One of the more recent billets created in the Army is the Chemical Officer. The Army Chemical Officer is the person considered the expert on issues of Chemical, Nuclear, Biological or other weapons, and in the area of weapons of Mass Destruction. The Chemical Officer is the person responsible for advising the Commander on all radiological and NBC weapons issues, warfare, defense and homeland protection issues. The position of Army Chemical Officer also deploys Chemical Army units to support combat with smoke and flame weapons, chemical or other technology management items.
The Army Chemical Officer is normally a 2nd or 1st Lieutenant, and they may be responsible for:
-Controlling and commanding chemical operations with units and armed forces.
-Coordination of chemical soldiers at every level from platoon to company, battalion and higher, in both multinational and United States Army operations.
After commissioning as a 2nd Lieutenant officer in the Army, a Chemical Army Officer candidate will attend the Chemical Basic Skills Officer Course, where you will learn tactics, leadership skills, procedures and practices, as well as operational aspects of serving as a Army Chemical Officer. Some of the training will be in the classroom and will be very heavy on chemistry and science coursework, while other training will be held in the field and on the job.
To be successful as an Army Chemical Officer, you have to be able to exhibit certain qualities. These are qualities that any one wishing to serve in the Army as an officer must possess.
You should have self-discipline, intelligence, confidence, initiative, and be assertive. You should be physically fit and able to perform under a variety of mental and physical stress situations. True leaders are able to seize up situations swiftly and make decisions quickly even those that are vital and have a lot riding on them. Leaders focus on mission first, and show respect and provide encouragement for subordinates, and leadership to other military Servicemembers in their command.
Chemical Officers often continue in the Operations career field, increasing to higher levels of responsibility and leadership, moving into command and control levels of Army leadership.

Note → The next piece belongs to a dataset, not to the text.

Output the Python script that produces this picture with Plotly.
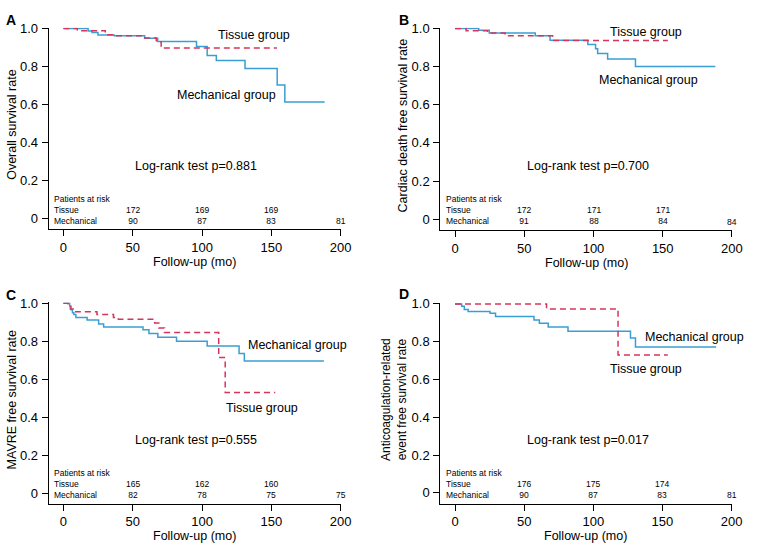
import plotly.graph_objects as go

# ---------------- data ----------------
# Panel A: overall survival
a_mech_t = [0, 17.8, 20.6, 24.9, 36.6, 58.6, 68, 96, 103.7, 110.3, 131, 154.2, 159.7, 188.4]
a_mech_s = [1.0, 0.987, 0.978, 0.966, 0.961, 0.948, 0.931, 0.905, 0.857, 0.831, 0.789, 0.702, 0.613, 0.613]
a_tis_t = [0, 10, 30.2, 36.6, 58.6, 67, 70.5, 154]
a_tis_s = [1.0, 0.988, 0.967, 0.961, 0.95, 0.93, 0.897, 0.897]

# Panel B: cardiac death free survival
b_mech_t = [0, 17.1, 24.7, 57.9, 68.6, 95.9, 101.5, 103, 110.2, 130.3, 188]
b_mech_s = [1.0, 0.99, 0.976, 0.961, 0.938, 0.916, 0.893, 0.869, 0.84, 0.80, 0.80]
b_tis_t = [0, 8, 23.5, 36.1, 70.5, 153.7]
b_tis_s = [1.0, 0.988, 0.976, 0.962, 0.937, 0.937]

# Panel C: MAVRE free survival
c_mech_t = [0, 4.5, 5.5, 6.5, 7.5, 9, 17.1, 25.4, 29, 57.4, 61.7, 68.1, 81.6, 103.7, 126.7, 130.5, 187.9]
c_mech_s = [1.0, 0.985, 0.965, 0.95, 0.94, 0.924, 0.912, 0.89, 0.874, 0.86, 0.84, 0.821, 0.80, 0.774, 0.735, 0.696, 0.696]
c_tis_t = [0, 3.3, 5, 7, 24.2, 36.1, 39.6, 65.8, 68.8, 72.9, 112, 116.7, 152.8]
c_tis_s = [1.0, 0.986, 0.97, 0.955, 0.941, 0.924, 0.916, 0.895, 0.869, 0.846, 0.714, 0.529, 0.529]

# Panel D: anticoagulation-related event free survival
d_mech_t = [0, 4.8, 6.7, 9.5, 25.3, 29.3, 57.1, 61, 67.4, 81.7, 126.9, 130.5, 188.9]
d_mech_s = [1.0, 0.988, 0.97, 0.96, 0.95, 0.933, 0.915, 0.898, 0.877, 0.855, 0.82, 0.772, 0.772]
d_tis_t = [0, 66.2, 117.9, 153.9]
d_tis_s = [1.0, 0.973, 0.730, 0.730]

# Patients at risk
risk_times = [50, 100, 150, 200]
a_risk_tis = [172, 169, 169]
a_risk_mech = [90, 87, 83, 81]
b_risk_tis = [172, 171, 171]
b_risk_mech = [91, 88, 84, 84]
c_risk_tis = [165, 162, 160]
c_risk_mech = [82, 78, 75, 75]
d_risk_tis = [176, 175, 174]
d_risk_mech = [90, 87, 83, 81]
risk_labels = ["Patients at risk", "Tissue", "Mechanical"]

x_ticks = [0, 50, 100, 150, 200]
y_ticks = [0, 0.2, 0.4, 0.6, 0.8, 1.0]
y_ticktext = ["0", "0.2", "0.4", "0.6", "0.8", "1.0"]

y_titles = ["Overall survival rate", "Cardiac death free survival rate",
            "MAVRE free survival rate", "Anticoagulation-related<br>event free survival rate"]
p_values = ["Log-rank test p=0.881", "Log-rank test p=0.700",
            "Log-rank test p=0.555", "Log-rank test p=0.017"]
letters = ["A", "B", "C", "D"]

# ---------------- layout ----------------
W, H = 760, 550
FONT = "Arial, Liberation Sans, Helvetica, sans-serif"
BLUE = "rgb(58,158,212)"
RED = "rgb(214,52,92)"
XR = [-10.7, 200]
YR = [-0.057, 1.004]
RISK_FS = 8.5
LINE = 1.3 * RISK_FS  # plotly line spacing


def px(x):
    return x / W


def py(y):
    return 1 - y / H


panels = [
    dict(L=49.3, R=345.7, T=21.7, B=225.3, ytx=12, letter=(11, 13),
         tis=(258, 28), mech=(229.7, 89.3), lr=(198.8, 160.7),
         data=(a_mech_t, a_mech_s, a_tis_t, a_tis_s, a_risk_tis, a_risk_mech)),
    dict(L=446.7, R=742.7, T=21.7, B=226.0, ytx=409, letter=(410, 13),
         tis=(655, 25), mech=(657.7, 74), lr=(596.7, 161),
         data=(b_mech_t, b_mech_s, b_tis_t, b_tis_s, b_risk_tis, b_risk_mech)),
    dict(L=49.3, R=345.7, T=300.0, B=503.3, ytx=12, letter=(11, 291.5),
         tis=(265.7, 405.7), mech=(302.3, 342.7), lr=(198.8, 438.3),
         data=(c_mech_t, c_mech_s, c_tis_t, c_tis_s, c_risk_tis, c_risk_mech)),
    dict(L=446.7, R=742.3, T=300.7, B=503.0, ytx=400, letter=(410, 290.7),
         tis=(655.3, 367), mech=(704.7, 334.3), lr=(596.3, 438.3),
         data=(d_mech_t, d_mech_s, d_tis_t, d_tis_s, d_risk_tis, d_risk_mech)),
]

fig = go.Figure()
annotations = []
layout_axes = {}

for i, p in enumerate(panels):
    n = "" if i == 0 else str(i + 1)
    xa, ya = "x" + n, "y" + n
    scale = (p["B"] - p["T"]) / (1 - YR[0])
    top = p["T"] - (YR[1] - 1) * scale
    mech_t, mech_s, tis_t, tis_s, r_tis, r_mech = p["data"]

    fig.add_trace(go.Scatter(x=mech_t, y=mech_s, mode="lines", line_shape="hv",
                             line=dict(color=BLUE, width=1.5), xaxis=xa, yaxis=ya,
                             showlegend=False, hoverinfo="skip"))
    fig.add_trace(go.Scatter(x=tis_t, y=tis_s, mode="lines", line_shape="hv",
                             line=dict(color=RED, width=1.5, dash="6px,4px"), xaxis=xa, yaxis=ya,
                             showlegend=False, hoverinfo="skip"))

    layout_axes["xaxis" + n] = dict(
        domain=[px(p["L"]), px(p["R"])], range=XR, anchor=ya,
        showline=True, linecolor="black", linewidth=1, ticks="outside", ticklen=6,
        tickcolor="black", tickwidth=1, tickvals=x_ticks, showgrid=False, zeroline=False,
        tickfont=dict(family=FONT, size=13, color="black"))
    layout_axes["yaxis" + n] = dict(
        domain=[py(p["B"]), py(top)], range=YR, anchor=xa,
        showline=True, linecolor="black", linewidth=1, ticks="outside", ticklen=6,
        tickcolor="black", tickwidth=1, tickvals=y_ticks, ticktext=y_ticktext,
        showgrid=False, zeroline=False,
        tickfont=dict(family=FONT, size=13, color="black"), ticklabelstandoff=1)

    def ann(text, x, y, size=12.5, **kw):
        d = dict(text=text, x=px(x), y=py(y), xref="paper", yref="paper",
                 showarrow=False, font=dict(family=FONT, size=size, color="black"),
                 xanchor="center", yanchor="middle")
        d.update(kw)
        annotations.append(d)

    ann("<b>" + letters[i] + "</b>", p["letter"][0], p["letter"][1], size=14)
    ann("Tissue group", *p["tis"])
    ann("Mechanical group", *p["mech"])
    ann(p_values[i], *p["lr"])
    ann("Follow-up (mo)", (p["L"] + p["R"]) / 2, p["B"] + 33)
    ann(y_titles[i], p["ytx"], (p["T"] + p["B"]) / 2 - 4, textangle=-90,
        size=12 if i == 3 else 12.5)

    # risk table (data coordinates; one block per column so rows stay tight)
    small = dict(family=FONT, size=RISK_FS, color="black")
    tis_row = 0.046
    annotations.append(dict(text="<br>".join(risk_labels), x=-7.5, y=tis_row, xref=xa, yref=ya,
                            showarrow=False, font=small, xanchor="left", yanchor="middle",
                            align="left", borderpad=0))
    for k, t in enumerate(risk_times):
        if k < len(r_tis):
            txt = f"{r_tis[k]}<br>{r_mech[k]}"
            shift = -LINE / 2
        else:
            txt = str(r_mech[k])
            shift = -LINE
        annotations.append(dict(text=txt, x=t, y=tis_row, yshift=shift, xref=xa, yref=ya,
                                showarrow=False, font=small, xanchor="center",
                                yanchor="middle", align="center", borderpad=0))

fig.update_layout(
    width=W, height=H, autosize=False,
    margin=dict(l=0, r=0, t=0, b=0),
    paper_bgcolor="white", plot_bgcolor="white",
    font=dict(family=FONT, color="black"),
    annotations=annotations,
    **layout_axes,
)

fig.write_html("out.html", config={"displayModeBar": False},
               post_script="document.body.style.margin='0';")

Chemical Officers may continue in the Operations career field, serving in Chemical Corps at ever increasing levels of leadership and responsibility. An Army Chemical officer will rise until they command a company of Chemical Unit soldiers (200-300 soldiers armed with Chemical equipment). They act to help develop doctrine, organization and equipment unique for the mission of chemical Army units.
good day what’s the length of the basic chemical officer course?
disappointing career says
I am a soon to be former chemical officer and I want it understood that this branch is failing. There are three major areas, all inter connected, that create a downward spiral for success. These areas are a lack of senior-level leadership, outdated doctrine and obsolete equipment.
Lack of leadership: When I arrived at my first BN, the S3 was surprised to find out that not only does BOLC not train Chemical Officers in USR but that it isn’t even our specific duty. He just knew that every unit he had been to did it this way. Though one example, it is very common to be shuffled off to staff and do USR. Even more disturbing is it is easily possible to spend an entire Lieutenancy on staff. The various Generals and Colonels have been so ineffective at defining what a Chemical Officer does that the role is defined for them. Worse is the use of the branch detail program to coerce individuals with no background or interest in the line of work to fill slots that they can’t due to the branch’s undesirability.
Outdated Doctrine: At BOLC we learned about mustard gas, sarin gas, VX and pretty much everything the Kaiser could throw at us. The mention os TICs, TIMs and general HAZMAT was confined to a 2 week portion of a 16 week course. The reality of the Chemical Corps is that the doctrine has grown stale and laughable. There has not been a credible, systematic and organized CBRN threat to American troops in a considerable amount of time. Until this is addressed the Corps will have a proven track record of failure.
Obsolete Equipment: Most equipment fielded to Soldiers for CBRN defense has not seen an update since the fall of the Soviet Union. Although recent strides in modernization have come about, they tend to focus on making the equipment look cool rather than increasing or modifying capability. The NBCRV and the M50 pro mask are just rehashed versions of the M93 Fox and M40 pro mask, respectively.
In conclusion, the life of a Chemical Officer is pretty substandard. In essence, this job becomes a professional operations officer without the training to make the job more pleasant. Maybe someday these structural issues can be addressed and the Chemical corps can become relevant but until then there is a great deal of disappointment in store.